The Soul of the Robot
- First edition
- Author: Barrington J. Bayley
- Cover artist: Laszlo Kubinyi
- Language: English
- Genre: Science fiction
- Publisher: Doubleday
- Publication date: July 1974
- Publication place: United States
- Media type: Print (hardcover)
- Pages: 206
- ISBN: 0-385-01772-3
- Followed by: The Rod of Light

= The Soul of the Robot =

1974 novel by Barrington J. Bayley

The Soul of the Robot is the sixth science fiction novel by Barrington J. Bayley, featuring the character Jasperodus from his 1956 story "Fugitive". The book tells of Jasperodus, the only robot with a soul, as he attempts to prove that he is the equal of the humans around him. It was published in 1974 by Doubleday, with a revised version published in 1976 by Allison and Busby.
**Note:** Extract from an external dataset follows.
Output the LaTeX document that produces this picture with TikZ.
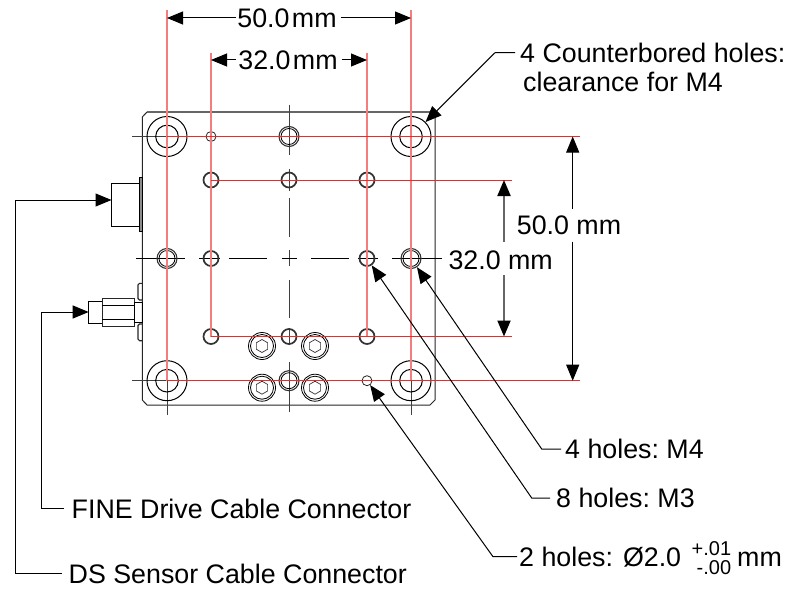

==Literary significance and reception==
Rhys Hughes and John Clute both felt that this was one of Bayley's lighter yet slighter works, arguing that the themes of the novel were better handled in John Sladek's Roderick.

Brian Stableford's review compared Bayley's absurd stylings with that of Alfred Jarry, concluding that the book was "thoroughly likeable."

Alastair Reynolds remembered the "massive enjoyment" he had reading the book and mentioned that Jasperodus had formed part of the inspiration for the character of Hesperus in House of Suns.